### [Exercise goal]
Images should be left out, and everything else in the listing reproduced exactly.

━━━━━━━━━━━━━━━━━━━━

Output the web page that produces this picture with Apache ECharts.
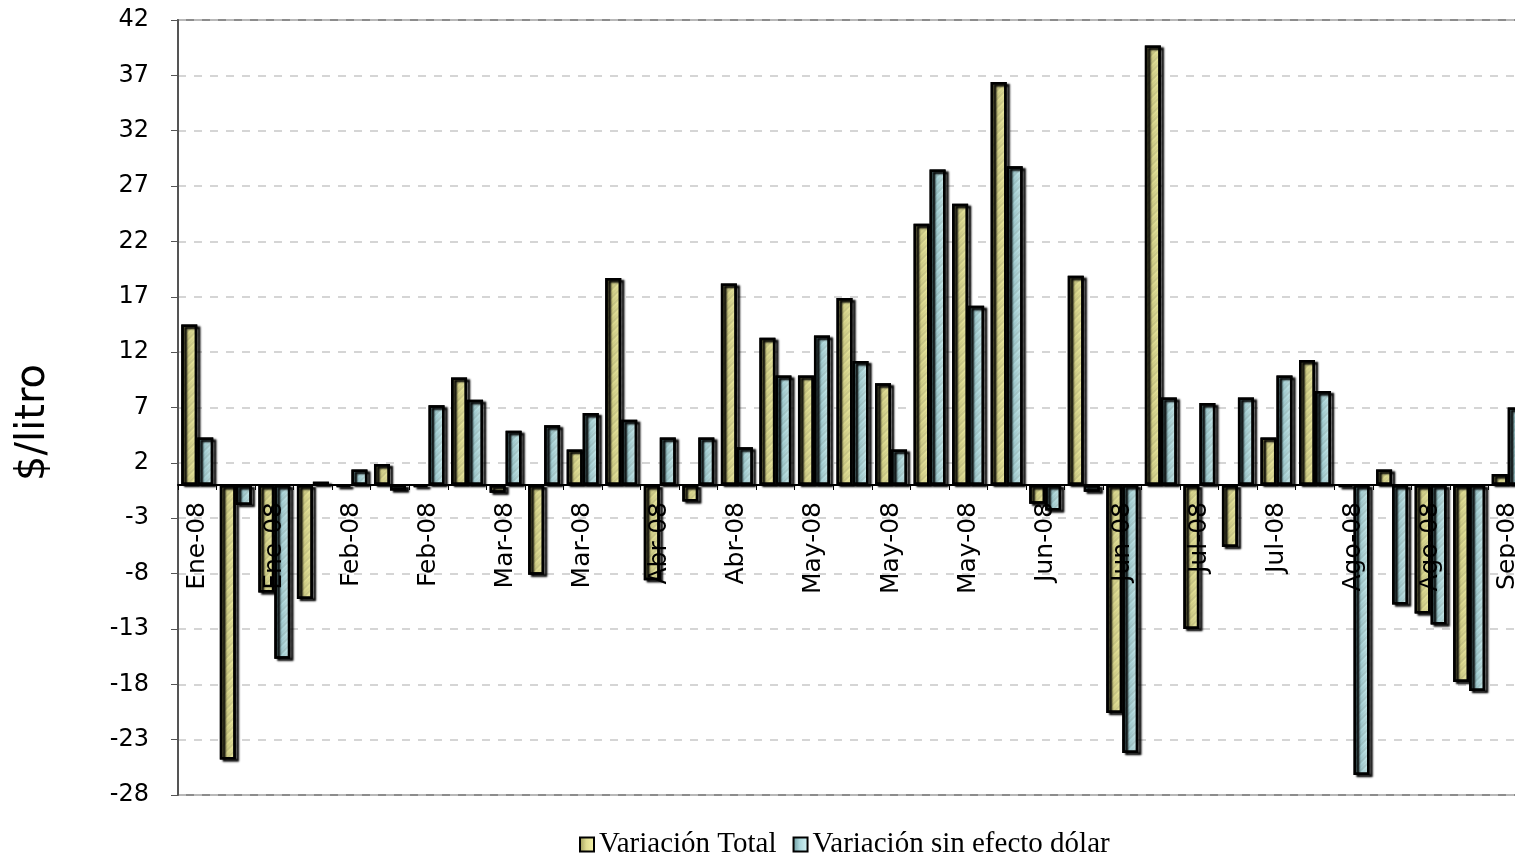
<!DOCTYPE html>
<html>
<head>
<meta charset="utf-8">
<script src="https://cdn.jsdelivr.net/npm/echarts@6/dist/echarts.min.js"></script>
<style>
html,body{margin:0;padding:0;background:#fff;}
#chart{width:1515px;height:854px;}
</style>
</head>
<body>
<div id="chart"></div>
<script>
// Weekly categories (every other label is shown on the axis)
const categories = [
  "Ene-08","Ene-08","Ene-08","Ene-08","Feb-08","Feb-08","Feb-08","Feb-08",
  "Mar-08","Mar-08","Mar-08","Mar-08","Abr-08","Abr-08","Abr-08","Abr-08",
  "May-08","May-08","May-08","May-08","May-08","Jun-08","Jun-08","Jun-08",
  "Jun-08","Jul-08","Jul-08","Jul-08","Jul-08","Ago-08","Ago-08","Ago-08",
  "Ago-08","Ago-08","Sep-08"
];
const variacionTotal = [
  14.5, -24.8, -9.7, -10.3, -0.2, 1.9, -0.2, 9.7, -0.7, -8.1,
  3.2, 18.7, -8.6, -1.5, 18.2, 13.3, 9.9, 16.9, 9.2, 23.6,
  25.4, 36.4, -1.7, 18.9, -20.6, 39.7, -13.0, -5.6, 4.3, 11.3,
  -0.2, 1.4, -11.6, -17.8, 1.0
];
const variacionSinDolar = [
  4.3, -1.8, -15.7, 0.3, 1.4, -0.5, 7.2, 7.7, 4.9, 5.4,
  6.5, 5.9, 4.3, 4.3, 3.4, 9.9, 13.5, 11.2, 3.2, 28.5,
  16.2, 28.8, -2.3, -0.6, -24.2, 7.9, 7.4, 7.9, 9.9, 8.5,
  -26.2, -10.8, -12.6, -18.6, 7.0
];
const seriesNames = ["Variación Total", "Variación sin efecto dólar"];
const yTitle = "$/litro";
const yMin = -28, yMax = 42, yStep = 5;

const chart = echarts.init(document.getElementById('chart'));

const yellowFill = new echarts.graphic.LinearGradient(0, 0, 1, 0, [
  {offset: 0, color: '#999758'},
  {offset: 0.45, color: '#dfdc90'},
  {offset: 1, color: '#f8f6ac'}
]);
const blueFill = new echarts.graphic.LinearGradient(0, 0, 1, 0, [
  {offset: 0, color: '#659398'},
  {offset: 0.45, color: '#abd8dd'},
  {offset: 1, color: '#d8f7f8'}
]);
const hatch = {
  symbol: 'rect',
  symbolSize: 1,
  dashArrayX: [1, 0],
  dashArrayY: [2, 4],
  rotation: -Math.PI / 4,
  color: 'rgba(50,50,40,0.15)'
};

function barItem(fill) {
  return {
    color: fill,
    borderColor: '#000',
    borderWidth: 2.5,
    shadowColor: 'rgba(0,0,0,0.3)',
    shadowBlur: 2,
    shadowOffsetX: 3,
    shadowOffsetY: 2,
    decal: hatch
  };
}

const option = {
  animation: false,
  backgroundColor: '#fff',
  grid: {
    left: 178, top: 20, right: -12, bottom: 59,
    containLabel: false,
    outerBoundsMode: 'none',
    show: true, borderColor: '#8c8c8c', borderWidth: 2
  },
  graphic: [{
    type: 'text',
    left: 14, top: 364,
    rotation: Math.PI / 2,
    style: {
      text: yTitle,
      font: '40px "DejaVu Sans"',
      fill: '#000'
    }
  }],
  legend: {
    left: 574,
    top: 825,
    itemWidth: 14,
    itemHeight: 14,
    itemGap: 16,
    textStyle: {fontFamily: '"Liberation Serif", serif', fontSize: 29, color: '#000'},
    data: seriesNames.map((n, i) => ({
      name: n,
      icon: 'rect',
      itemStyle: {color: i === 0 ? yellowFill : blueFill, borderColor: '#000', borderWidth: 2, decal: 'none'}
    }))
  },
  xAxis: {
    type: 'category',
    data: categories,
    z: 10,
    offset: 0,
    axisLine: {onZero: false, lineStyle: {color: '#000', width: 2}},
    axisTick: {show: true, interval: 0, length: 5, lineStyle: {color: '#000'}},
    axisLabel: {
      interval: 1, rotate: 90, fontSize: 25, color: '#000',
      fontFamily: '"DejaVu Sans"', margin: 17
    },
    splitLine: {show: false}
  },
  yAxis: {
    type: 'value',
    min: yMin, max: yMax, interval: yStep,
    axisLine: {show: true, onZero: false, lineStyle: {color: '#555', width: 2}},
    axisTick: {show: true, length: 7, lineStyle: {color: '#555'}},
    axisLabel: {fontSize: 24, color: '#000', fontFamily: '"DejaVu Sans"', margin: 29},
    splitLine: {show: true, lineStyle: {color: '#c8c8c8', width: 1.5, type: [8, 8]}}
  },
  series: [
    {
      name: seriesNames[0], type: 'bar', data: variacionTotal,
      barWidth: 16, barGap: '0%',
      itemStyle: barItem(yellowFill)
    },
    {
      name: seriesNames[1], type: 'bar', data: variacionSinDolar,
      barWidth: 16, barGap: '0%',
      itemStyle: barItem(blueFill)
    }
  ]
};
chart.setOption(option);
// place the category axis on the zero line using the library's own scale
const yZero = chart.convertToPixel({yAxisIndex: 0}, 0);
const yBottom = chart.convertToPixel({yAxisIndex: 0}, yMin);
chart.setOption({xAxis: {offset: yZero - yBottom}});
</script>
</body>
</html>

━━━━━━━━━━━━━━━━━━━━

### [Correct answer]
Output the web page that produces this picture with Apache ECharts.
<!DOCTYPE html>
<html>
<head>
<meta charset="utf-8">
<script src="https://cdn.jsdelivr.net/npm/echarts@6/dist/echarts.min.js"></script>
<style>
html,body{margin:0;padding:0;background:#fff;}
#chart{width:1515px;height:854px;}
</style>
</head>
<body>
<div id="chart"></div>
<script>
// Weekly categories (every other label is shown on the axis)
const categories = [
  "Ene-08","Ene-08","Ene-08","Ene-08","Feb-08","Feb-08","Feb-08","Feb-08",
  "Mar-08","Mar-08","Mar-08","Mar-08","Abr-08","Abr-08","Abr-08","Abr-08",
  "May-08","May-08","May-08","May-08","May-08","Jun-08","Jun-08","Jun-08",
  "Jun-08","Jul-08","Jul-08","Jul-08","Jul-08","Ago-08","Ago-08","Ago-08",
  "Ago-08","Ago-08","Sep-08"
];
const variacionTotal = [
  14.5, -24.8, -9.7, -10.3, -0.2, 1.9, -0.2, 9.7, -0.7, -8.1,
  3.2, 18.7, -8.6, -1.5, 18.2, 13.3, 9.9, 16.9, 9.2, 23.6,
  25.4, 36.4, -1.7, 18.9, -20.6, 39.7, -13.0, -5.6, 4.3, 11.3,
  -0.2, 1.4, -11.6, -17.8, 1.0
];
const variacionSinDolar = [
  4.3, -1.8, -15.7, 0.3, 1.4, -0.5, 7.2, 7.7, 4.9, 5.4,
  6.5, 5.9, 4.3, 4.3, 3.4, 9.9, 13.5, 11.2, 3.2, 28.5,
  16.2, 28.8, -2.3, -0.6, -24.2, 7.9, 7.4, 7.9, 9.9, 8.5,
  -26.2, -10.8, -12.6, -18.6, 7.0
];
const seriesNames = ["Variación Total", "Variación sin efecto dólar"];
const yTitle = "$/litro";
const yMin = -28, yMax = 42, yStep = 5;

const chart = echarts.init(document.getElementById('chart'));

const yellowFill = new echarts.graphic.LinearGradient(0, 0, 1, 0, [
  {offset: 0, color: '#999758'},
  {offset: 0.45, color: '#dfdc90'},
  {offset: 1, color: '#f8f6ac'}
]);
const blueFill = new echarts.graphic.LinearGradient(0, 0, 1, 0, [
  {offset: 0, color: '#659398'},
  {offset: 0.45, color: '#abd8dd'},
  {offset: 1, color: '#d8f7f8'}
]);
const hatch = {
  symbol: 'rect',
  symbolSize: 1,
  dashArrayX: [1, 0],
  dashArrayY: [2, 4],
  rotation: -Math.PI / 4,
  color: 'rgba(50,50,40,0.15)'
};

function barItem(fill) {
  return {
    color: fill,
    borderColor: '#000',
    borderWidth: 2.5,
    shadowColor: 'rgba(0,0,0,0.3)',
    shadowBlur: 2,
    shadowOffsetX: 3,
    shadowOffsetY: 2,
    decal: hatch
  };
}

const option = {
  animation: false,
  backgroundColor: '#fff',
  grid: {
    left: 178, top: 20, right: -12, bottom: 59,
    containLabel: false,
    outerBoundsMode: 'none',
    show: true, borderColor: '#8c8c8c', borderWidth: 2
  },
  graphic: [{
    type: 'text',
    left: 14, top: 364,
    rotation: Math.PI / 2,
    style: {
      text: yTitle,
      font: '40px "DejaVu Sans"',
      fill: '#000'
    }
  }],
  legend: {
    left: 574,
    top: 825,
    itemWidth: 14,
    itemHeight: 14,
    itemGap: 16,
    textStyle: {fontFamily: '"Liberation Serif", serif', fontSize: 29, color: '#000'},
    data: seriesNames.map((n, i) => ({
      name: n,
      icon: 'rect',
      itemStyle: {color: i === 0 ? yellowFill : blueFill, borderColor: '#000', borderWidth: 2, decal: 'none'}
    }))
  },
  xAxis: {
    type: 'category',
    data: categories,
    z: 10,
    offset: 0,
    axisLine: {onZero: false, lineStyle: {color: '#000', width: 2}},
    axisTick: {show: true, interval: 0, length: 5, lineStyle: {color: '#000'}},
    axisLabel: {
      interval: 1, rotate: 90, fontSize: 25, color: '#000',
      fontFamily: '"DejaVu Sans"', margin: 17
    },
    splitLine: {show: false}
  },
  yAxis: {
    type: 'value',
    min: yMin, max: yMax, interval: yStep,
    axisLine: {show: true, onZero: false, lineStyle: {color: '#555', width: 2}},
    axisTick: {show: true, length: 7, lineStyle: {color: '#555'}},
    axisLabel: {fontSize: 24, color: '#000', fontFamily: '"DejaVu Sans"', margin: 29},
    splitLine: {show: true, lineStyle: {color: '#c8c8c8', width: 1.5, type: [8, 8]}}
  },
  series: [
    {
      name: seriesNames[0], type: 'bar', data: variacionTotal,
      barWidth: 16, barGap: '0%',
      itemStyle: barItem(yellowFill)
    },
    {
      name: seriesNames[1], type: 'bar', data: variacionSinDolar,
      barWidth: 16, barGap: '0%',
      itemStyle: barItem(blueFill)
    }
  ]
};
chart.setOption(option);
// place the category axis on the zero line using the library's own scale
const yZero = chart.convertToPixel({yAxisIndex: 0}, 0);
const yBottom = chart.convertToPixel({yAxisIndex: 0}, yMin);
chart.setOption({xAxis: {offset: yZero - yBottom}});
</script>
</body>
</html>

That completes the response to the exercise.